The result, abetted by the Breen office's inflexibility, was an immediate victory for tradition. Vivien Leigh gives an almost incomparable performance, transcending medium limitations and, by invoking the "suspension of disbelief" that sublime art requires, getting in touch with the audience as Blanche DuBois, a woman they may suffer with or scorn, but cannot ignore. Leigh triumphs by reversing the memorable image of her related role as Scarlett O'Hara in Gone with the Wind or indomitable will, to become a symbol of the ever-suffering victims of maligned self-glorifiers with whom the world had become so familiar prior to and during World War II. She justly won her second Academy Award for best actress in a troublesome year when the bitter contest for best picture honours between Streetcar and A Place in the Sun (George Stevens' version of Theodore Dreiser's novel An American Tragedy ), was settled by default with the award going to Vincente Minnelli's lightweight but uplifting An American in Paris . (Hollywood veteran Stevens was consoled with the Best Director's award, while Humphrey Bogart as Best Actor in The African Queen beat relative newcomer Brando.)
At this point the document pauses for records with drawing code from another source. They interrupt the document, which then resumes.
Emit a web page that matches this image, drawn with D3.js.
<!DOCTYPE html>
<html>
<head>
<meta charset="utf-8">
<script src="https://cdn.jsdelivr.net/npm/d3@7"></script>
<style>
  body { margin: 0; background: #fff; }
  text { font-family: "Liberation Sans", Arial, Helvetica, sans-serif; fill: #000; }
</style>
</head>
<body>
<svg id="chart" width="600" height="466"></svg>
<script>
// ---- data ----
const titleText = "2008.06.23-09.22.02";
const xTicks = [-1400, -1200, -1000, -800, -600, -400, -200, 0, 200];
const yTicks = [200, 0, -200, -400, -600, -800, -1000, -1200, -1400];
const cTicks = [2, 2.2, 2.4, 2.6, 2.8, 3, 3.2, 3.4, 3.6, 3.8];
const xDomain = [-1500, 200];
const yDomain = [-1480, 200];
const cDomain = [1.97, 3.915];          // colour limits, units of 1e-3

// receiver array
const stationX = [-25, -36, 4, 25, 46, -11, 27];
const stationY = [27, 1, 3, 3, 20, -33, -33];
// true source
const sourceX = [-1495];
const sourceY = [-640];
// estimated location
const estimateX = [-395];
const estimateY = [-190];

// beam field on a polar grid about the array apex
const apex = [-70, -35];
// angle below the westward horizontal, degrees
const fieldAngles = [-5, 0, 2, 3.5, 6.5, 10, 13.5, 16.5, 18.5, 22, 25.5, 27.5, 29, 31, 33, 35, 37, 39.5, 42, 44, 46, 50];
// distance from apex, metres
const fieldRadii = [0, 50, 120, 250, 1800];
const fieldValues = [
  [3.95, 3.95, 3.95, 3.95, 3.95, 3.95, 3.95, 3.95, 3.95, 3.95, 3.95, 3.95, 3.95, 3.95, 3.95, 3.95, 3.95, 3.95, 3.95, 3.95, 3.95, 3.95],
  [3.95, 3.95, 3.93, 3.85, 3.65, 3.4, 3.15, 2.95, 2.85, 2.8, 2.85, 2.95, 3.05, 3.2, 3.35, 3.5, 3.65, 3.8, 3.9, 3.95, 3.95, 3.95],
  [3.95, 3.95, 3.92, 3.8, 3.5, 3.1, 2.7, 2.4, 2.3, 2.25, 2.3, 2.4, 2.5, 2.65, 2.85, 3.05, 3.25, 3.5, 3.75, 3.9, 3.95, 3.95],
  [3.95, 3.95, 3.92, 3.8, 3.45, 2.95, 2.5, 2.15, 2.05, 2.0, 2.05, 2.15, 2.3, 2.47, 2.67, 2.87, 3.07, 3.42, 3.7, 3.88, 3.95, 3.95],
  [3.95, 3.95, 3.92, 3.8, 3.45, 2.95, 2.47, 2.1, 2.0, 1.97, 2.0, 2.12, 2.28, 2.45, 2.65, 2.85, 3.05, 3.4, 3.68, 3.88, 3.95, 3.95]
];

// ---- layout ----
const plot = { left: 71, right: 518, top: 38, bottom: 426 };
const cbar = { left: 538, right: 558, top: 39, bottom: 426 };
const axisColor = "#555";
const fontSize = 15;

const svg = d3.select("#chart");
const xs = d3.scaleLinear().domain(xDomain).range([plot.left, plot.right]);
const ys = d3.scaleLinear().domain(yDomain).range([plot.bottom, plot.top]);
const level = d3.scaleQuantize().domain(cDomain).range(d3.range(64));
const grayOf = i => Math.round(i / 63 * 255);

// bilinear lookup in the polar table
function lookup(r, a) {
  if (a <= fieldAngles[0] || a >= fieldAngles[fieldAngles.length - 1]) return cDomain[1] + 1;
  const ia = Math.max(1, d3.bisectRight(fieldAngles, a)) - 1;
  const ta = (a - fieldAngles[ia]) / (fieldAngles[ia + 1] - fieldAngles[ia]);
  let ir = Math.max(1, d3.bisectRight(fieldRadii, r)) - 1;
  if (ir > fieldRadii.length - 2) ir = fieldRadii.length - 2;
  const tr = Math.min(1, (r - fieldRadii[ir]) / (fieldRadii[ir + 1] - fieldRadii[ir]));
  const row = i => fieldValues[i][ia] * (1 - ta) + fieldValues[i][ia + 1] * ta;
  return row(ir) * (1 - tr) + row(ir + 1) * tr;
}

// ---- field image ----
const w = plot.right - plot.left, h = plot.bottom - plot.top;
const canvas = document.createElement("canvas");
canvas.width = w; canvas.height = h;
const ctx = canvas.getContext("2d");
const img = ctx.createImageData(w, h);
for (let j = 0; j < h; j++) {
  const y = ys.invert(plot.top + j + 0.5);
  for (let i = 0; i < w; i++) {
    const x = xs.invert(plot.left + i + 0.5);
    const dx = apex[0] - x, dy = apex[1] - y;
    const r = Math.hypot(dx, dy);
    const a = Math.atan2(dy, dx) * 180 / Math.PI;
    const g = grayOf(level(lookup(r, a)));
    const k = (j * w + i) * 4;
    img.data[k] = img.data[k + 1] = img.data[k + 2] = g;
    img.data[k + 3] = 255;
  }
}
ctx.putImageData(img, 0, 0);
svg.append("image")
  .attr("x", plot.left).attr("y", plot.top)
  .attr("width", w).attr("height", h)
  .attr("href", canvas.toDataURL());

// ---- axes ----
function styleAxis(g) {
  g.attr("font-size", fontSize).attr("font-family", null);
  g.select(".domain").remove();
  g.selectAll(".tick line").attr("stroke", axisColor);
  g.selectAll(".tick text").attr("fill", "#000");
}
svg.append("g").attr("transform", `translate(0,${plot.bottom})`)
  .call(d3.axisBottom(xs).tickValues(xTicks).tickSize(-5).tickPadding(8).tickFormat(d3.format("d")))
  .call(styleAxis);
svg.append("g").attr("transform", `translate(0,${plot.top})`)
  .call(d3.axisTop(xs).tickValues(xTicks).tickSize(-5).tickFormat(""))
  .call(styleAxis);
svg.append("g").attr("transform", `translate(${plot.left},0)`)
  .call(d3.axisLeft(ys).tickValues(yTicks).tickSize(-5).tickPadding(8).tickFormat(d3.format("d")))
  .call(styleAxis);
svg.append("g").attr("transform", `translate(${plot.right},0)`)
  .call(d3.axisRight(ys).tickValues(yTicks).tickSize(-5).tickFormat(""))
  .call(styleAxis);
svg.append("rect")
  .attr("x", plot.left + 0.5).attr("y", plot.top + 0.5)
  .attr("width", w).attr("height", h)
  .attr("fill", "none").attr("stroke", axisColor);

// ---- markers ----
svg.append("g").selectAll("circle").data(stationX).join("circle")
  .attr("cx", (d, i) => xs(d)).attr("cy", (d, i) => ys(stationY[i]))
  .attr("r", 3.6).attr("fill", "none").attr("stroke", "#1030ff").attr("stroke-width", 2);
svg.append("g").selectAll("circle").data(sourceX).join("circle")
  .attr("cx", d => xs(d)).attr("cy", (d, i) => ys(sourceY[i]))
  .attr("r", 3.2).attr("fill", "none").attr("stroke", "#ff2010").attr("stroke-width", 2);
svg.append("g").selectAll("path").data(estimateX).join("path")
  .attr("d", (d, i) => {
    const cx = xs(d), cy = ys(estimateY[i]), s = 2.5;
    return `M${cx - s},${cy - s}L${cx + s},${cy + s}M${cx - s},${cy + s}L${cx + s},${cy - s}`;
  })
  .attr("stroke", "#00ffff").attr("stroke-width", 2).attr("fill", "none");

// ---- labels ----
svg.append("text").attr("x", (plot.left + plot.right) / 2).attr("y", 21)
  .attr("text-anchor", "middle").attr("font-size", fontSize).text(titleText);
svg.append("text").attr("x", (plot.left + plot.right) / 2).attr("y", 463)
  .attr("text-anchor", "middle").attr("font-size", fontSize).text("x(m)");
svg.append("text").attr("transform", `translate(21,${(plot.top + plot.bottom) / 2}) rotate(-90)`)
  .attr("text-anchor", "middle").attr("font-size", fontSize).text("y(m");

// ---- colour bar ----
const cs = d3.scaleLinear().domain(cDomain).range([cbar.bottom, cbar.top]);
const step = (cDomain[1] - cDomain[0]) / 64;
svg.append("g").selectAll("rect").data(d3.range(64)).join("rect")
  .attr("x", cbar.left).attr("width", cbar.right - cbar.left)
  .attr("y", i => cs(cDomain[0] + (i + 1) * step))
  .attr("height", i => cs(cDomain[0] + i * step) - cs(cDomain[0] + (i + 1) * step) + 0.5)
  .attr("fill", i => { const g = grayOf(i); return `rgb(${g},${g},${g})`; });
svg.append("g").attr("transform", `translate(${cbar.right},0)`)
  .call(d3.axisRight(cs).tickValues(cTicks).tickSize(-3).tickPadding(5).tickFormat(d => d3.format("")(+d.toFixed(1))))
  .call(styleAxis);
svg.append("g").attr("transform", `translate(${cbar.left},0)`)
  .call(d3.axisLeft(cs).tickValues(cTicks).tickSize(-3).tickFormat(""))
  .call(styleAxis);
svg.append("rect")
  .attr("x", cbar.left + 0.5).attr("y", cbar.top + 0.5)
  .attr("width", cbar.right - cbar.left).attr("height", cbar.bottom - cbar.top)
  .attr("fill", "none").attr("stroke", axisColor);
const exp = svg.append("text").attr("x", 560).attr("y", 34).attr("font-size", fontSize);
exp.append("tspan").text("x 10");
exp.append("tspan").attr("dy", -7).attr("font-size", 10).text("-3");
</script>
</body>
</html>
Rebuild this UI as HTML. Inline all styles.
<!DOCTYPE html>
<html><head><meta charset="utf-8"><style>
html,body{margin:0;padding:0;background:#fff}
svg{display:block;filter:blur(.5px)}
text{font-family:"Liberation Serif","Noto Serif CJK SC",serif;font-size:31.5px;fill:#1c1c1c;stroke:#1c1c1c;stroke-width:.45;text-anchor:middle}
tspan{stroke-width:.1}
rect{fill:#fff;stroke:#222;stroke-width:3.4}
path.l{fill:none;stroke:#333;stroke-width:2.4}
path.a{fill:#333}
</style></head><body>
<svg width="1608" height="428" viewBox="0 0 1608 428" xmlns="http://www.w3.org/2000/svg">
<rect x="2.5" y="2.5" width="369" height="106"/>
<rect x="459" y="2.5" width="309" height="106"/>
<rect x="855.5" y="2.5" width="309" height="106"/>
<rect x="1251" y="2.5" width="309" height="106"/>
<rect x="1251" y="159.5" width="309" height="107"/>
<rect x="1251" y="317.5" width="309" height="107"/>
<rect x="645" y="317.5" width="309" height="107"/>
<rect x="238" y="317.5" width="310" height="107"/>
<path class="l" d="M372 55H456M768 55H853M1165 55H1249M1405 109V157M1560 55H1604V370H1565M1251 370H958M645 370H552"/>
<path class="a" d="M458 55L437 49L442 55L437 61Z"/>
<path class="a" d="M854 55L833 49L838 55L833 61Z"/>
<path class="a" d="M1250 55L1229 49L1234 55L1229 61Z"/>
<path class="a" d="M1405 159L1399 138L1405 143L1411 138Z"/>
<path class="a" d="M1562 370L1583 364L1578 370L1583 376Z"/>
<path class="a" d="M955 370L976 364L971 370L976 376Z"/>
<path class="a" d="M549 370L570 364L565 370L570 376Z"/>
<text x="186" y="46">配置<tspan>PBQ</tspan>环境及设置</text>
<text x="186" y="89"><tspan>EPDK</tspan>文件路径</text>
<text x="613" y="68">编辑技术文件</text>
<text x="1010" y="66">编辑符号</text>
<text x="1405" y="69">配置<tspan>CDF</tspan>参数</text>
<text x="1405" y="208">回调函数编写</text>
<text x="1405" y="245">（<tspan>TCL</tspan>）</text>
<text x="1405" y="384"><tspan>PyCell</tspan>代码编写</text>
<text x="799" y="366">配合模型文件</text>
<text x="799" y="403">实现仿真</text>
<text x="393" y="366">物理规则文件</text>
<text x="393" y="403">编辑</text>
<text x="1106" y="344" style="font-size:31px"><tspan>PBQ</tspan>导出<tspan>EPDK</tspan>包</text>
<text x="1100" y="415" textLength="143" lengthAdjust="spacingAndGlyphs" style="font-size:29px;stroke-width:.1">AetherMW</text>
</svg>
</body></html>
In the long run, however, while the sometimes fatal struggle continues between unreconciled extremist groups in the United States, Williams' vision of his ending for the tragedy seems prophetic as the "natural" behaviour of those struggling for survival and advancement grows, a stronger force than that defending artificialities of traditional culture—an American tendency that is increasingly exported abroad. Inevitably a flawed film because of the conditions imposed upon its creation, A Streetcar Named Desire remains an indispensable period piece that vividly projects an image of more aspects of its period than its creators may have realized.